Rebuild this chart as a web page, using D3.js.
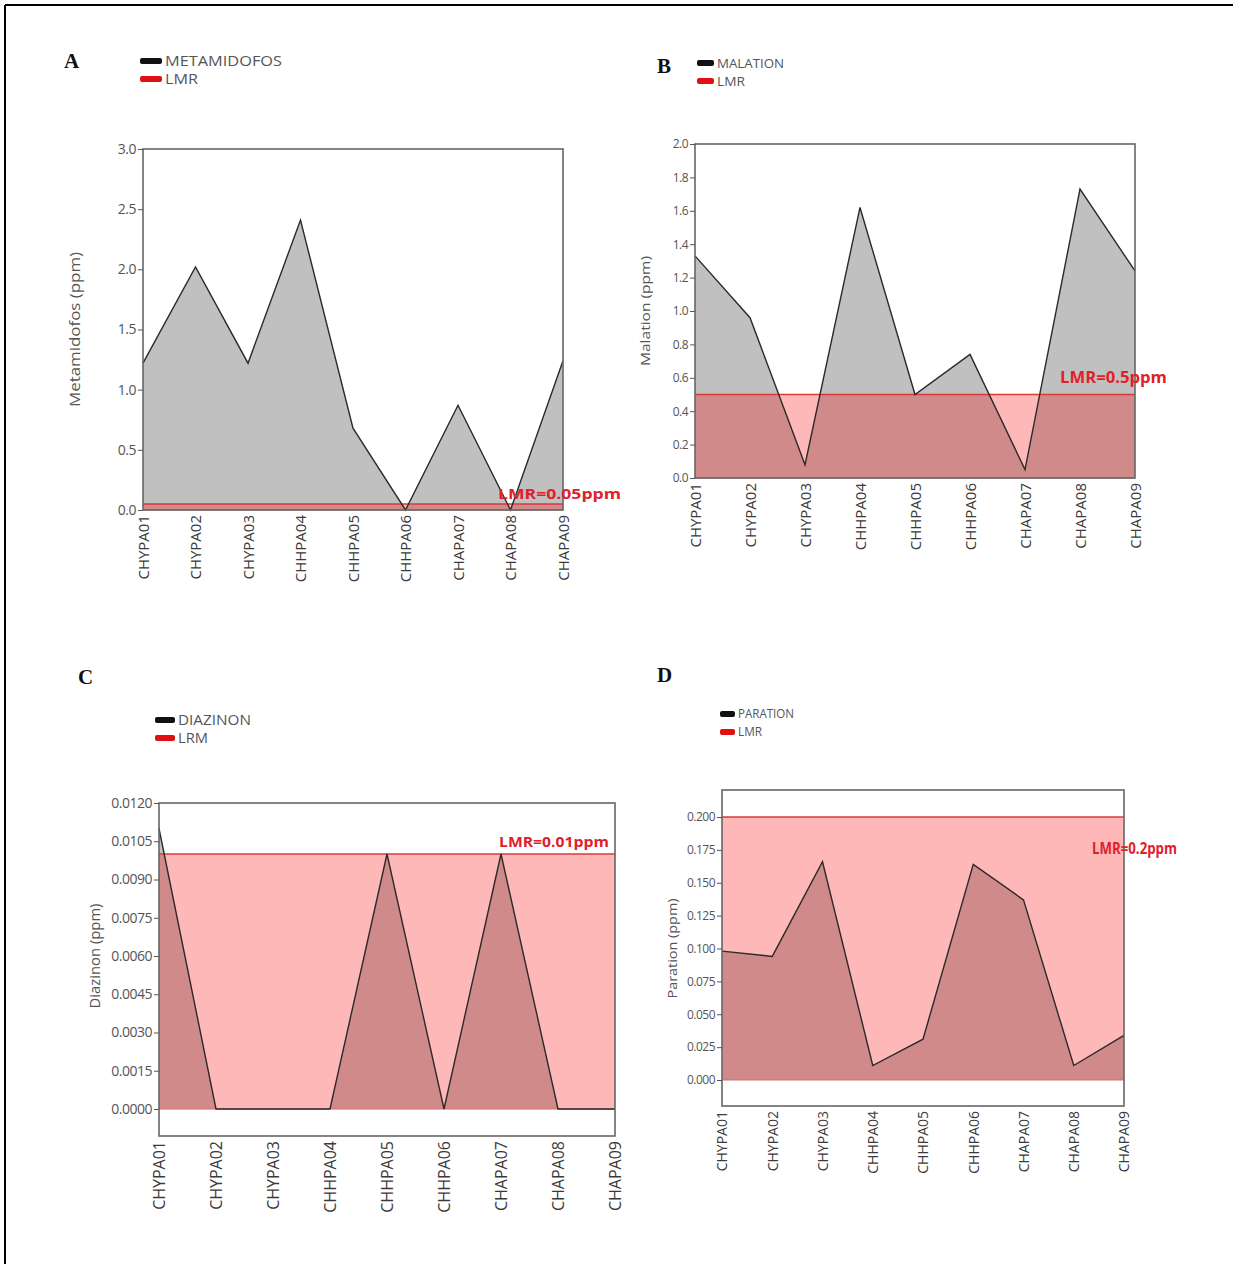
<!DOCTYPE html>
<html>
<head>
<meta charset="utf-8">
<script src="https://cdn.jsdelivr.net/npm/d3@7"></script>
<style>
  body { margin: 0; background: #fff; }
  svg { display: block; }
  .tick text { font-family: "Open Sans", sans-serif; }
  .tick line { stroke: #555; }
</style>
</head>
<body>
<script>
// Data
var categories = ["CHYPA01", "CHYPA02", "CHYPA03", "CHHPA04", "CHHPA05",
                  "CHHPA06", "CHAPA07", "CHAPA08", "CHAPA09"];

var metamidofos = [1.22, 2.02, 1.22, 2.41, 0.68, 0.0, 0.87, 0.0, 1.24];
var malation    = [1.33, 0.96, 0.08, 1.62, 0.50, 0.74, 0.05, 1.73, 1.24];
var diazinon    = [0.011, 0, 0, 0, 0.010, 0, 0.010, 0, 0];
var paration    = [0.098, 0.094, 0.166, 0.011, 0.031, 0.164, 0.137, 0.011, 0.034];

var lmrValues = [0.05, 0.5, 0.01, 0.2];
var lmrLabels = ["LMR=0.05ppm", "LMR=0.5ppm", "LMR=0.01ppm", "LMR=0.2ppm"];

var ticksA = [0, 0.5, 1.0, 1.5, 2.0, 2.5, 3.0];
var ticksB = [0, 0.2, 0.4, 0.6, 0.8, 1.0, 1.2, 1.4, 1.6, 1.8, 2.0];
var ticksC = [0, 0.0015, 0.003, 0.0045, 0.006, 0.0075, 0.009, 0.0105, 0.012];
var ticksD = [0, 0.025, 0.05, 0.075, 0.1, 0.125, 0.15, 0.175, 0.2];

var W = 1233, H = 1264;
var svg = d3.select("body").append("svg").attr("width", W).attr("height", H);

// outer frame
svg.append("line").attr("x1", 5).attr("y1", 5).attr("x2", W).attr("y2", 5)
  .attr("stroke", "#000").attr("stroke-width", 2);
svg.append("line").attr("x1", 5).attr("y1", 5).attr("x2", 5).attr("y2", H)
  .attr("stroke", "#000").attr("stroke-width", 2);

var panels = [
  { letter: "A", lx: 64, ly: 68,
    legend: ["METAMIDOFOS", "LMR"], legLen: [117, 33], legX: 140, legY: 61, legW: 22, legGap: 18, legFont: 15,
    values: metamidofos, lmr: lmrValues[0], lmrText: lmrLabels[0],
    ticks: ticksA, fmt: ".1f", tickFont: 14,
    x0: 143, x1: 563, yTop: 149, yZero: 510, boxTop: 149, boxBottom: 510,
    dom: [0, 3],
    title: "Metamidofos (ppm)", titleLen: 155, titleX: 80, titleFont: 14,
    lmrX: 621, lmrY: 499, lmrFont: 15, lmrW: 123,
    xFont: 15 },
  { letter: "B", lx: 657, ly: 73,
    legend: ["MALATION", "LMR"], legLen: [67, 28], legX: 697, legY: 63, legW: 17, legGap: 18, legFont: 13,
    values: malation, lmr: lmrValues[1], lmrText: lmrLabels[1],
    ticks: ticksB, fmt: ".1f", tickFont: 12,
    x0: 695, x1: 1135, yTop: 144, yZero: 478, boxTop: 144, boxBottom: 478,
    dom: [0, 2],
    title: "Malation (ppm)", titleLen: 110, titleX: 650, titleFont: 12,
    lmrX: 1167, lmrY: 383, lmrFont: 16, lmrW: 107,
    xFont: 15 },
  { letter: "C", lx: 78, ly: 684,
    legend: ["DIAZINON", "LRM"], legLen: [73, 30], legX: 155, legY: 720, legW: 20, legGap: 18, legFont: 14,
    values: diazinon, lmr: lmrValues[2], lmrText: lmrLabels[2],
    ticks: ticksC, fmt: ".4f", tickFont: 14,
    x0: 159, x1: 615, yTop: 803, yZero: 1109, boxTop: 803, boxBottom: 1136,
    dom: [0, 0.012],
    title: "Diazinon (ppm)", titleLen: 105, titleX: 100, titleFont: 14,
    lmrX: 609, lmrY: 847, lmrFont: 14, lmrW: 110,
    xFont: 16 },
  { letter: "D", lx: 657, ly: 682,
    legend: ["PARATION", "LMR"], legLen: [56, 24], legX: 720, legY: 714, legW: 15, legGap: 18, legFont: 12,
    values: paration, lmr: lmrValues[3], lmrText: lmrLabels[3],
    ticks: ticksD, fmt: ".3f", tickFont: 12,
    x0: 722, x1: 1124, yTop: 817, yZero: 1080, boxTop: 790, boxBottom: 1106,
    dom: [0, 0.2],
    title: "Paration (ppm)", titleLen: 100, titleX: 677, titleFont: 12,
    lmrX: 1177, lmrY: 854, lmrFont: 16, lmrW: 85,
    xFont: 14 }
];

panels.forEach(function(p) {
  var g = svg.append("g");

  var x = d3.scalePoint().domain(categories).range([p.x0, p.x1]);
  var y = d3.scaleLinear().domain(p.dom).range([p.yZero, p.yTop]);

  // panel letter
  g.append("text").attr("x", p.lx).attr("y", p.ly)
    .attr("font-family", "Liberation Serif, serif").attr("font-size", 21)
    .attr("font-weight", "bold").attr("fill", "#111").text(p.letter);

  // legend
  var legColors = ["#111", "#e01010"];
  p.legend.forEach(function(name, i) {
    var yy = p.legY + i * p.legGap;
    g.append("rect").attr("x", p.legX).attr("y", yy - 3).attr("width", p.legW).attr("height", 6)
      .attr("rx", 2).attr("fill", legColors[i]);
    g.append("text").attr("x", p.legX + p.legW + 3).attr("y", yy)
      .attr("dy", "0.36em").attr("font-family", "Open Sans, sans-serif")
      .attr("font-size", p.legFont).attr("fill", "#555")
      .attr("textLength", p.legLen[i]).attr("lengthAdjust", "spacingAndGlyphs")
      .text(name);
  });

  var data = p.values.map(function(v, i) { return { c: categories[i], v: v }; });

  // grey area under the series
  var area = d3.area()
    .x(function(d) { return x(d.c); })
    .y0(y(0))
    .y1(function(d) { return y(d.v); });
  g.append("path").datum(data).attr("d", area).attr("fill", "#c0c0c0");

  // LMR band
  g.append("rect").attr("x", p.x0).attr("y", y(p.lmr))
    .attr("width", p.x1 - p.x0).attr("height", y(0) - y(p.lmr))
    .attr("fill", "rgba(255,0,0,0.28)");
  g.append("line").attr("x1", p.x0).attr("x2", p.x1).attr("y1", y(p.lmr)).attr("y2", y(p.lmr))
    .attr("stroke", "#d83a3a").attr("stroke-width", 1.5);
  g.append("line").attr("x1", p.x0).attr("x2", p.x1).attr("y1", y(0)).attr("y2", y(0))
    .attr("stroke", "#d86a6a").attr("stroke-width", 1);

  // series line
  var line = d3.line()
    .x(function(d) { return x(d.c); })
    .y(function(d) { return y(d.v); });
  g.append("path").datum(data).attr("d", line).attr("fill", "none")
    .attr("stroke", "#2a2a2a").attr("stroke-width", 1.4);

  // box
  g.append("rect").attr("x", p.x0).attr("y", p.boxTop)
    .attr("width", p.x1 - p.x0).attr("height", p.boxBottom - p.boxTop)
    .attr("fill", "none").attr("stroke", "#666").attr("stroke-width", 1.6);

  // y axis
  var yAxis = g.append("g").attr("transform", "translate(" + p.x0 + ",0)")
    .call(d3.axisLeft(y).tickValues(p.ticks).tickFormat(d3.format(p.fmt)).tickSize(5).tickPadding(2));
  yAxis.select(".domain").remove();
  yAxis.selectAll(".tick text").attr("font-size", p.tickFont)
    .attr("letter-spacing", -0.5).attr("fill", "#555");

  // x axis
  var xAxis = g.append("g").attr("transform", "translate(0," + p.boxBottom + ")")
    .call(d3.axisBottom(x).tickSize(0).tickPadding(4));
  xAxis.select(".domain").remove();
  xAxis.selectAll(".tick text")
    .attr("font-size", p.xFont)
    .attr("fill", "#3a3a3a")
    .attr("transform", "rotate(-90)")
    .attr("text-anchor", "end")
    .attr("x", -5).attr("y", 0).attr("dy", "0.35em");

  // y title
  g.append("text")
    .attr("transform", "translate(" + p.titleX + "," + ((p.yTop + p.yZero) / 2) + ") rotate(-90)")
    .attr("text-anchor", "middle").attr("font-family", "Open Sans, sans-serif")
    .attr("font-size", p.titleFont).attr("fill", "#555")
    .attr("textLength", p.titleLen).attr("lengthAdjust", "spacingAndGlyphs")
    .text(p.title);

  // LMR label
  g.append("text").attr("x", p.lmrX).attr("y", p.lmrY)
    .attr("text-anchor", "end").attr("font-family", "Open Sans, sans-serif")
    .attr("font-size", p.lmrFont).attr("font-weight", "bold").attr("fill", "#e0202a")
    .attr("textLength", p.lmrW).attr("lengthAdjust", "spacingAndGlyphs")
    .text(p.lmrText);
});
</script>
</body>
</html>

WRITTEN PROBLEM
Restate the material word for word from its first line through the line containing "0.15, 0.175, 0.2];", both included; the pictures do not belong in it.

FINAL RESULT
Rebuild this chart as a web page, using D3.js.
<!DOCTYPE html>
<html>
<head>
<meta charset="utf-8">
<script src="https://cdn.jsdelivr.net/npm/d3@7"></script>
<style>
  body { margin: 0; background: #fff; }
  svg { display: block; }
  .tick text { font-family: "Open Sans", sans-serif; }
  .tick line { stroke: #555; }
</style>
</head>
<body>
<script>
// Data
var categories = ["CHYPA01", "CHYPA02", "CHYPA03", "CHHPA04", "CHHPA05",
                  "CHHPA06", "CHAPA07", "CHAPA08", "CHAPA09"];

var metamidofos = [1.22, 2.02, 1.22, 2.41, 0.68, 0.0, 0.87, 0.0, 1.24];
var malation    = [1.33, 0.96, 0.08, 1.62, 0.50, 0.74, 0.05, 1.73, 1.24];
var diazinon    = [0.011, 0, 0, 0, 0.010, 0, 0.010, 0, 0];
var paration    = [0.098, 0.094, 0.166, 0.011, 0.031, 0.164, 0.137, 0.011, 0.034];

var lmrValues = [0.05, 0.5, 0.01, 0.2];
var lmrLabels = ["LMR=0.05ppm", "LMR=0.5ppm", "LMR=0.01ppm", "LMR=0.2ppm"];

var ticksA = [0, 0.5, 1.0, 1.5, 2.0, 2.5, 3.0];
var ticksB = [0, 0.2, 0.4, 0.6, 0.8, 1.0, 1.2, 1.4, 1.6, 1.8, 2.0];
var ticksC = [0, 0.0015, 0.003, 0.0045, 0.006, 0.0075, 0.009, 0.0105, 0.012];
var ticksD = [0, 0.025, 0.05, 0.075, 0.1, 0.125, 0.15, 0.175, 0.2];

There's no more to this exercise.